Read again, friend: I called leaning on the mantra of "best practices" bs -- because, imo, it is!

In other words: don't just say "you should use tech [X] or method [Y] because it's 'best practices'". Explain the why of it, for example, you perhaps want to have complex database passwords, firewalling that prevents anyone outside your infrastructure from directly accessing your databases and intrusion detection because that would mean:

  1. a hacker would need to penetrate your network and
  2. the same hacker would also have to brute-force (or use another method) to get to your database password which has been generated as 20 random characters which are alpha, numeric and sybolic in nature.
  3. whilst said hacker was trying to brute-force your system, you should already have alarm-bells going off.

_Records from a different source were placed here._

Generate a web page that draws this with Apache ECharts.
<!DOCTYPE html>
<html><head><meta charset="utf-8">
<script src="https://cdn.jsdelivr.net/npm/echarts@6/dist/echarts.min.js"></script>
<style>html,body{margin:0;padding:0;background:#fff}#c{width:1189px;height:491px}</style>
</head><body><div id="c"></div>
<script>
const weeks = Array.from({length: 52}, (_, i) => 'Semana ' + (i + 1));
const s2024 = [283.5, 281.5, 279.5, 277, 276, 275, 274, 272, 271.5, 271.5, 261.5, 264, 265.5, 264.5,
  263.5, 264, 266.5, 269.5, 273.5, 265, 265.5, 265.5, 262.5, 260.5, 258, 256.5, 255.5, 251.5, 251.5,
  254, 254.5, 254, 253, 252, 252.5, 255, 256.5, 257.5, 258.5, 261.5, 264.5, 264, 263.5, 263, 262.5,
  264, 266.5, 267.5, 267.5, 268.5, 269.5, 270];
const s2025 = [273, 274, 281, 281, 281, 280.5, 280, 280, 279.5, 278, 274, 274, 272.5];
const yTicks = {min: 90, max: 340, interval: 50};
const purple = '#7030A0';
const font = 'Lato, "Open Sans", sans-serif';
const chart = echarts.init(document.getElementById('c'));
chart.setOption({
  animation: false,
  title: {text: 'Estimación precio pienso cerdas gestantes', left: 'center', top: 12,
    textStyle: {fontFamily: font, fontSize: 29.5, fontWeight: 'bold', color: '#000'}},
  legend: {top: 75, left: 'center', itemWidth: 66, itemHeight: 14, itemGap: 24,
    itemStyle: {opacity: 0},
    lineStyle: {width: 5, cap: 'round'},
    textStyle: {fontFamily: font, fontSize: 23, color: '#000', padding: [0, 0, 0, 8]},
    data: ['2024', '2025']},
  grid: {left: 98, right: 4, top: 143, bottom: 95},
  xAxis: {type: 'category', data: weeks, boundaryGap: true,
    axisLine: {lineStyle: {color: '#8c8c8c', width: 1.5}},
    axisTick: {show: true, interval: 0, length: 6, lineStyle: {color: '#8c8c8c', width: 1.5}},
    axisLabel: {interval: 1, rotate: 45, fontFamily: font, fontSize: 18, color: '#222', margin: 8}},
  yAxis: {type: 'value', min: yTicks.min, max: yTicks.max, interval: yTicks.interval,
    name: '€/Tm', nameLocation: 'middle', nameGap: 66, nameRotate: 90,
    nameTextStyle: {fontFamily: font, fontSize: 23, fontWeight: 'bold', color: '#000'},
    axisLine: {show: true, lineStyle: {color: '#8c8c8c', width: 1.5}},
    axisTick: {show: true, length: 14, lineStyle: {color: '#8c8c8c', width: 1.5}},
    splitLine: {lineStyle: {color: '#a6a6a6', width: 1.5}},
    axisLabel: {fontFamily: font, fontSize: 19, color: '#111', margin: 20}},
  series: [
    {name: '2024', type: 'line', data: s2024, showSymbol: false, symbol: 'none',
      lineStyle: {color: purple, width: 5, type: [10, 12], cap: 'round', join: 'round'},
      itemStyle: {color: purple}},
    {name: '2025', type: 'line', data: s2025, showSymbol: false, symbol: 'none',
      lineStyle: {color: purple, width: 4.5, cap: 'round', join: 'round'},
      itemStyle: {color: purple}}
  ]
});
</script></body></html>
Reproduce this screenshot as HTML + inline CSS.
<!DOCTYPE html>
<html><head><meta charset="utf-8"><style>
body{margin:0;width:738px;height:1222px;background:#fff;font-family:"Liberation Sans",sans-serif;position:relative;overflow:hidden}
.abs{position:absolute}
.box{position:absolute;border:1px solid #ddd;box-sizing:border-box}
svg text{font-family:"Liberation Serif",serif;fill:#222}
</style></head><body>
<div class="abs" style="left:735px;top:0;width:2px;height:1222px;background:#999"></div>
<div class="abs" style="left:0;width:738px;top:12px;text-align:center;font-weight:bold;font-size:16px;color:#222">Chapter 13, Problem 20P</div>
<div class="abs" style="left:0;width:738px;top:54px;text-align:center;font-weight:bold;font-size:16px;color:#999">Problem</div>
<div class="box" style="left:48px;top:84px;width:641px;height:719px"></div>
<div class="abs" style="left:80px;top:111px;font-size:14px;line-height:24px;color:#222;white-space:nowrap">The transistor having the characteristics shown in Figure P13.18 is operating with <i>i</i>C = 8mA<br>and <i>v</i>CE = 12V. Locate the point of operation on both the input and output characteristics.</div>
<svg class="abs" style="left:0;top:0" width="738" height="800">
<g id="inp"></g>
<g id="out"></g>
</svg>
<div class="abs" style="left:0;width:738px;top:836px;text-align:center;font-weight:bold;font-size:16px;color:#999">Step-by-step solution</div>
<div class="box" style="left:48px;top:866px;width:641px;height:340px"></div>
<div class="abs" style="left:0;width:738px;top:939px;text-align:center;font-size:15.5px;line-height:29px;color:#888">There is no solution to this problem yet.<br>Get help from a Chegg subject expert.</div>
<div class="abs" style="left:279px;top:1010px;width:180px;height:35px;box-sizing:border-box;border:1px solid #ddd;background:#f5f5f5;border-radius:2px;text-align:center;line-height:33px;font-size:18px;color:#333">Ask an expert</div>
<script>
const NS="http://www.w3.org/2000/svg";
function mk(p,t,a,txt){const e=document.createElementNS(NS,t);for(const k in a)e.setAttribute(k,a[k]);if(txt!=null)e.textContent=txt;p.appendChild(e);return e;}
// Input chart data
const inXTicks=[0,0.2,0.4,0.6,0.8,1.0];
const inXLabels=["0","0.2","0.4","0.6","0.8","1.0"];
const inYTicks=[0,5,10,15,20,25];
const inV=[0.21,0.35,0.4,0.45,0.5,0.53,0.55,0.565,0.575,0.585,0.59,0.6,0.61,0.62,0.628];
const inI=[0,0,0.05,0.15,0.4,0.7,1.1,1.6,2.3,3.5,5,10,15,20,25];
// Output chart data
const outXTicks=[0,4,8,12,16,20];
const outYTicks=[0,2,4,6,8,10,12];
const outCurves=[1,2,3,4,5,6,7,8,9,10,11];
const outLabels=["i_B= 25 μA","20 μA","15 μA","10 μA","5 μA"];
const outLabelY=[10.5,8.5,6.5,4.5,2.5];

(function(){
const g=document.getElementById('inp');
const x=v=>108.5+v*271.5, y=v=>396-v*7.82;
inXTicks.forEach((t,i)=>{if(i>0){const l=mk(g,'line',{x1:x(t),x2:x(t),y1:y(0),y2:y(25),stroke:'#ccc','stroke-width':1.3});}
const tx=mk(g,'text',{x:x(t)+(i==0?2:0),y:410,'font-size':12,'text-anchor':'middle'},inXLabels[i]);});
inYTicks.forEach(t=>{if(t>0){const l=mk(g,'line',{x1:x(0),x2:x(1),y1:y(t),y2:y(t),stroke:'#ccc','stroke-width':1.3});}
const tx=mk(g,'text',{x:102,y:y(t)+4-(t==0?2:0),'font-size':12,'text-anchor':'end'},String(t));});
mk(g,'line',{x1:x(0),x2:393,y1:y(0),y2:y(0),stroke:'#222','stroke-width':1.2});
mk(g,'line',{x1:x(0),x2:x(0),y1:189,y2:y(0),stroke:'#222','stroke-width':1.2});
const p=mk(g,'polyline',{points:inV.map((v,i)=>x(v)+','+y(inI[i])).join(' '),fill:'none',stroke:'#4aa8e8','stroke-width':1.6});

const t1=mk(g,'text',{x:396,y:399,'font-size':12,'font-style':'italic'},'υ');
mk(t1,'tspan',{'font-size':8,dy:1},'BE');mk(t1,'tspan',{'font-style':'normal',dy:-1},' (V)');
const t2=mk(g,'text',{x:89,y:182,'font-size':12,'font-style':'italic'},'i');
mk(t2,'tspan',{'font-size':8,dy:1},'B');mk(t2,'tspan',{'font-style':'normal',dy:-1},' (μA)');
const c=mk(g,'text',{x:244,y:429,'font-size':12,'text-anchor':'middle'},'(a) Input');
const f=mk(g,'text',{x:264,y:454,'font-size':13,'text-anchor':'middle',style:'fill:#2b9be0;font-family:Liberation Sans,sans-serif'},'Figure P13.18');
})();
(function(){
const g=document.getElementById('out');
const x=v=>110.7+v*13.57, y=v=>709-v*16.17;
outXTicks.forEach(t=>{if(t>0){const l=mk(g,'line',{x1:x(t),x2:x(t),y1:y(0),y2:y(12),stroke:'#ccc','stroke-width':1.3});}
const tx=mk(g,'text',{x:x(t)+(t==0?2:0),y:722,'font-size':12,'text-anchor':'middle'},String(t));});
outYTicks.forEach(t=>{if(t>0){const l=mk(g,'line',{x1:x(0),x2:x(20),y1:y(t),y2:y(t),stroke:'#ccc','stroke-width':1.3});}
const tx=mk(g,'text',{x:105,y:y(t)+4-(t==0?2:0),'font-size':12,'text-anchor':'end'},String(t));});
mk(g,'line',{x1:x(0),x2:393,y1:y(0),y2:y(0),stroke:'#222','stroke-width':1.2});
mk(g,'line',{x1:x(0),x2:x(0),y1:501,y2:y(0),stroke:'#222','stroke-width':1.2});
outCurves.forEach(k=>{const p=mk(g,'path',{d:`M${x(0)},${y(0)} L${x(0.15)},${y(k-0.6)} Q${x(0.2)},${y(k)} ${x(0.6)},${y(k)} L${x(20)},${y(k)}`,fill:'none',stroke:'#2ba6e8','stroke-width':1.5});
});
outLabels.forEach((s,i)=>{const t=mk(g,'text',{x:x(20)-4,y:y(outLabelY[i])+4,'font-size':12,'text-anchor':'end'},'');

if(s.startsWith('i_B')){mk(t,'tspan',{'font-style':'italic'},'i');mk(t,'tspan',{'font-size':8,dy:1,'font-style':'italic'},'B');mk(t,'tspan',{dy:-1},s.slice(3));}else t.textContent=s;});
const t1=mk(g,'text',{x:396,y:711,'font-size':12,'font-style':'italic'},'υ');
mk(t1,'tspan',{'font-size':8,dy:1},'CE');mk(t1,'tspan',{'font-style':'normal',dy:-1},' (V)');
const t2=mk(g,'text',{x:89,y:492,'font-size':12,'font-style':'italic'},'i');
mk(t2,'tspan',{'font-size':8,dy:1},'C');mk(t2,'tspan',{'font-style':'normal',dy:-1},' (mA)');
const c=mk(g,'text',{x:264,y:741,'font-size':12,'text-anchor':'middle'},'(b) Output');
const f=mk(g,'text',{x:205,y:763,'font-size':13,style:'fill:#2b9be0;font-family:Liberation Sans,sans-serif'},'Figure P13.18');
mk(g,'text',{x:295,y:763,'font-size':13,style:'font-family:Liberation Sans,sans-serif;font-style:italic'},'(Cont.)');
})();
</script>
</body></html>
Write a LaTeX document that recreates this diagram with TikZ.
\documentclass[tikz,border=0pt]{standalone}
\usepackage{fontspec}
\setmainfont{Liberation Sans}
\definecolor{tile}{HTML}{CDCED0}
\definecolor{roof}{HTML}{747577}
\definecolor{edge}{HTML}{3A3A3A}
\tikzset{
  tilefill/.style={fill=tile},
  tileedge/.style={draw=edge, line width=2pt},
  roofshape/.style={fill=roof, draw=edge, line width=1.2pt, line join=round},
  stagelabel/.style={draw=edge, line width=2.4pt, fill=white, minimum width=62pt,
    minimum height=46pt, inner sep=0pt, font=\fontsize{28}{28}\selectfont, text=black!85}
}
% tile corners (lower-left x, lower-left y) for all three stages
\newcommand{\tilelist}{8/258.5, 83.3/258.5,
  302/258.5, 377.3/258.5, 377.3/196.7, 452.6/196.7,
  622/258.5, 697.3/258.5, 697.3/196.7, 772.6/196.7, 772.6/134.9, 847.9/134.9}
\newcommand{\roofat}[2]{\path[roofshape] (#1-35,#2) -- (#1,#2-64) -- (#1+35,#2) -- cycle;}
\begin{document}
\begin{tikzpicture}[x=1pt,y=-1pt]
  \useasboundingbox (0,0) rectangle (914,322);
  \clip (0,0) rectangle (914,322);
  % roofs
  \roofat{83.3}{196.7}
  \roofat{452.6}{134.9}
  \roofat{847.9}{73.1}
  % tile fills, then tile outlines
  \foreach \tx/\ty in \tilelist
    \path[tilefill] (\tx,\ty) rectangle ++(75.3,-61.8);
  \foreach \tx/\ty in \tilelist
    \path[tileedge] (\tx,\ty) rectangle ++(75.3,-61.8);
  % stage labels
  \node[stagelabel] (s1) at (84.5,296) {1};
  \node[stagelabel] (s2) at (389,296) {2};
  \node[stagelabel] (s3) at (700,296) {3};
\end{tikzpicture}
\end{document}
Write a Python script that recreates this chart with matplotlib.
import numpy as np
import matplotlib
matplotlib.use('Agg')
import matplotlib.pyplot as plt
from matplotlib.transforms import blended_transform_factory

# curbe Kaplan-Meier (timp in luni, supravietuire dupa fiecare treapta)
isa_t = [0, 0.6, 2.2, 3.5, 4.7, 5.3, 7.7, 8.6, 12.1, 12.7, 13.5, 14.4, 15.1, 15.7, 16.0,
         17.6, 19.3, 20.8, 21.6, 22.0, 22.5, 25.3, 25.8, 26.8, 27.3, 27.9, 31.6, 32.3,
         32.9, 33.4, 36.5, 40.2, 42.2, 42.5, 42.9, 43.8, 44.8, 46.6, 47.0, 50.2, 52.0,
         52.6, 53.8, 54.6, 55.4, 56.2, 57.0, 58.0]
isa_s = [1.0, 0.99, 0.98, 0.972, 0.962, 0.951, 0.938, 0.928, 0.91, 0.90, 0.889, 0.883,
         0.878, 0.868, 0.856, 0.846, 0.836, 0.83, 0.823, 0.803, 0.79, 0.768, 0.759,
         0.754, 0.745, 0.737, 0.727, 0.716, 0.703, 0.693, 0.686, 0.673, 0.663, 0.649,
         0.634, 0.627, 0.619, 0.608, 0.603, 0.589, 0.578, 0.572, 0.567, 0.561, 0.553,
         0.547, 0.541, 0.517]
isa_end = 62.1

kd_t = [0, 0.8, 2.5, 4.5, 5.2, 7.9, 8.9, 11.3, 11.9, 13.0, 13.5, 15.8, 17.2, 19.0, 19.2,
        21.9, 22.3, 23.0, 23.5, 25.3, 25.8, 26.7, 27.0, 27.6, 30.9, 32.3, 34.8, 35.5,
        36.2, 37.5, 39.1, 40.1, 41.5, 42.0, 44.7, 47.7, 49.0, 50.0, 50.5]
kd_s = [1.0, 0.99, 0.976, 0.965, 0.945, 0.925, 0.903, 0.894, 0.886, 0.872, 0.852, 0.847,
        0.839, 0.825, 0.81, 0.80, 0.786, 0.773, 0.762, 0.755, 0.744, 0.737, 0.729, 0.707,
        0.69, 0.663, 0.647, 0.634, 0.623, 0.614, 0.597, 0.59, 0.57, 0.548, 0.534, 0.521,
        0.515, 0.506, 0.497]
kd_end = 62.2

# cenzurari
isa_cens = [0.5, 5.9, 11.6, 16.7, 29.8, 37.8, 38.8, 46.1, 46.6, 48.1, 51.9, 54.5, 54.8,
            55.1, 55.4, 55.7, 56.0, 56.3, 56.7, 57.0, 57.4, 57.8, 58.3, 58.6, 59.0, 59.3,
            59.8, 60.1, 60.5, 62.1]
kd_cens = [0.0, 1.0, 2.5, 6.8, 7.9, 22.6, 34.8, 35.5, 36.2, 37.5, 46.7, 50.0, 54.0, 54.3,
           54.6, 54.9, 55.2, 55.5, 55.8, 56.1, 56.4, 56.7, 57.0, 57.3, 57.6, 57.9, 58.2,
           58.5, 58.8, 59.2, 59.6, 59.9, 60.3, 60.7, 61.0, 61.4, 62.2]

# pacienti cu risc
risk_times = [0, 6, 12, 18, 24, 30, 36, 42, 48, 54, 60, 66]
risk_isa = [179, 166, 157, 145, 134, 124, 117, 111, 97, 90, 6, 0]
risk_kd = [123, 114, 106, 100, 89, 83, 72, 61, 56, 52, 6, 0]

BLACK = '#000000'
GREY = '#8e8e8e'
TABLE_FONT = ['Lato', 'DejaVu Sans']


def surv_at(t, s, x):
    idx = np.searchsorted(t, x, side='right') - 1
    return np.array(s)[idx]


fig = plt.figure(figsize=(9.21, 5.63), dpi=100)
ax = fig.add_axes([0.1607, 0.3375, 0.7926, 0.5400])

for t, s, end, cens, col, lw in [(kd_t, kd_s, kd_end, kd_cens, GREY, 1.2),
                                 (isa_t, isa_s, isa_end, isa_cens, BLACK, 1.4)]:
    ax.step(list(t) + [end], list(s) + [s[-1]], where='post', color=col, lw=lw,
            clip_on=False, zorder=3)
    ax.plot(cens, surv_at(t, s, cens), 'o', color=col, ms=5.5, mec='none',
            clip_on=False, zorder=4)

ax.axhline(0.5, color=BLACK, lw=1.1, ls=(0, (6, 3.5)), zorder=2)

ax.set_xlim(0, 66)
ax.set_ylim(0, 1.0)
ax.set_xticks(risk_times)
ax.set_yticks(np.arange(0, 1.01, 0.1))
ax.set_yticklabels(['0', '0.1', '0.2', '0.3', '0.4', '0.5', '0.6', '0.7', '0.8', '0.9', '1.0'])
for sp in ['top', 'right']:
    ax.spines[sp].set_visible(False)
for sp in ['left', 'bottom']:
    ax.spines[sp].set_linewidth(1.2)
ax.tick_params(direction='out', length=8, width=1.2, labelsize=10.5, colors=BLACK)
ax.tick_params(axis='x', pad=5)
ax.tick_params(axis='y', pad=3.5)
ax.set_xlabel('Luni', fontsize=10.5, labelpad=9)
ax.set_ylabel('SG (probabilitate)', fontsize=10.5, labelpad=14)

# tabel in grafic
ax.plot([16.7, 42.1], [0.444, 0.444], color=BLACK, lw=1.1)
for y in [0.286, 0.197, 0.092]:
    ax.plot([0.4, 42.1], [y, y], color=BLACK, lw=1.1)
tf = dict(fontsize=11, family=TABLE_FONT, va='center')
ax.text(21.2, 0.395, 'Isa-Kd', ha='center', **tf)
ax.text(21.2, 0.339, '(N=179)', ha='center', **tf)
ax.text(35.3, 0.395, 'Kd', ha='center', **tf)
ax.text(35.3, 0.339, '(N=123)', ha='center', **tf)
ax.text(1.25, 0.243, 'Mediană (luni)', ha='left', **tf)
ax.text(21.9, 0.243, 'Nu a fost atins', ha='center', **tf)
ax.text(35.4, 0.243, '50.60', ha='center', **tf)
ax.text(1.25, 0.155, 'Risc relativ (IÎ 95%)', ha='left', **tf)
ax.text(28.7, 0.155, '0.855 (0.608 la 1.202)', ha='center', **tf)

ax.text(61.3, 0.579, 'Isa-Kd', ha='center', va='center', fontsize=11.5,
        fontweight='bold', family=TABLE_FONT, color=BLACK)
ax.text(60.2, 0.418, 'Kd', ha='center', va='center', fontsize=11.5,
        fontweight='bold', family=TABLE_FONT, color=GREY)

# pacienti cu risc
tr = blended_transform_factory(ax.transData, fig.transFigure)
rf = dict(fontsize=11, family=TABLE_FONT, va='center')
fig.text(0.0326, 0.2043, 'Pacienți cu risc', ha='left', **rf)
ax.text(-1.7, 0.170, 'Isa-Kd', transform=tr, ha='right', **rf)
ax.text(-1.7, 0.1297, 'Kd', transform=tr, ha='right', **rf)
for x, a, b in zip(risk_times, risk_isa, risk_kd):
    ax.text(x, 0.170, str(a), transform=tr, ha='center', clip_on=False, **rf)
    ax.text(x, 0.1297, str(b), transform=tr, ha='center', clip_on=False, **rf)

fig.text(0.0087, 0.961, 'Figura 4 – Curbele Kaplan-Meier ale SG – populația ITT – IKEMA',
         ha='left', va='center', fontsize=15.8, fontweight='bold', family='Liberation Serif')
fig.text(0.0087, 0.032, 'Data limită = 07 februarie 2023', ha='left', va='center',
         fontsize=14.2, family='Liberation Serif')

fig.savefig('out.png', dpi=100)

See what I did there? I didn't just try to impress you with a phrase -- I explained the why of my suggestion for database security.

Too often, I'm seeing people saying things like "I'm going to show you best practices for code", then giving a code sample, or using a specific library, but not supporting their argument at all. And best of all? It's often misleading or downright wrong to say that they way they are doing it is necessarily the best! I see through that bs: people are using a catch-phrase to bolster their argument for why others should listen to them. This technique has a name: Argument from authority

I code TDD-style not because someone told me it's "best practices" -- indeed, I see plenty of people arguing against TDD as "best practice" because it didn't work for them (most likely because they weren't shown how to do it correctly). I TDD because I find that's the way I get the best quality and velocity on code production, with the least issues. And when there are issues, there are normally well-defined tests which tell me where things have gone wrong.

I've found that the only "best practice" I can advise is to be skeptical and questioning of everything. Understand the why of the strategies you want to undertake. Also understand that what's "best practice" for some situations may not be "best" for yours.